In his testimony Mudge stated that the stock was verbally assigned to him by Adams, that he gave his note payable in ninety days for $3,000; which had been renewed, but not paid; that he did not question the ownership of Adams, and did not recall that the latter made any positive statement about the-ownership. He denied that at any of the interviews between himself and Burr prior to August 8th anything was said as to whether Adams was or was not a stockholder. He testified that some time before purchasing the stock he knew that it stood in the name of Burr, assigned in blank; that he did not ask Adams to explain why it was so, as he (Mudge) knew he did not have any stock in his name because of his connection with the railroad company; that at the time he became director lie contemplated the purchase of this stock.
The fact that this certificate for 310,000 shares was outstanding was known to Mudge, as disclosed by his testimony, for a long time prior to its purchase by him. He does recall that at some time during the negotiations he was asked by Burr if he was consulting Adams about the transaction. Acquiring an interest in the corporation, as was then the purpose of their meeting, and with knowledge of this outstanding certificate, it was but natural that the apparent large holdings of Adams would be the subject of conversation. Burr states that they were; Mudge denies it.

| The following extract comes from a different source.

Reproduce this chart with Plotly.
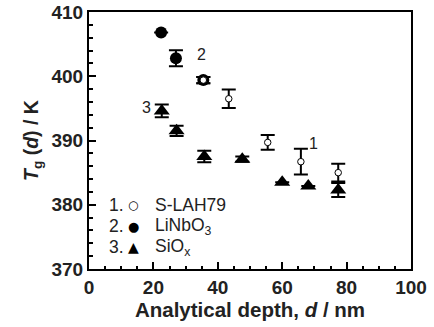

Both of the parties were present and testified in the lower court, and opportunity was then had to weigh the testimony of the witnesses, so nearly in balance, by their demeanor as witnesses. This, as has often been held, is a circumstance which should be considered, where the question is purely one of fact. "We cannot under this record say that the finding *666upon the facts should have been otherwise; indeed, we think it has affirmative support.
The decree is — Affirmed.
Ladd, C. J., and Deemer and Gaynor, JJ., concur.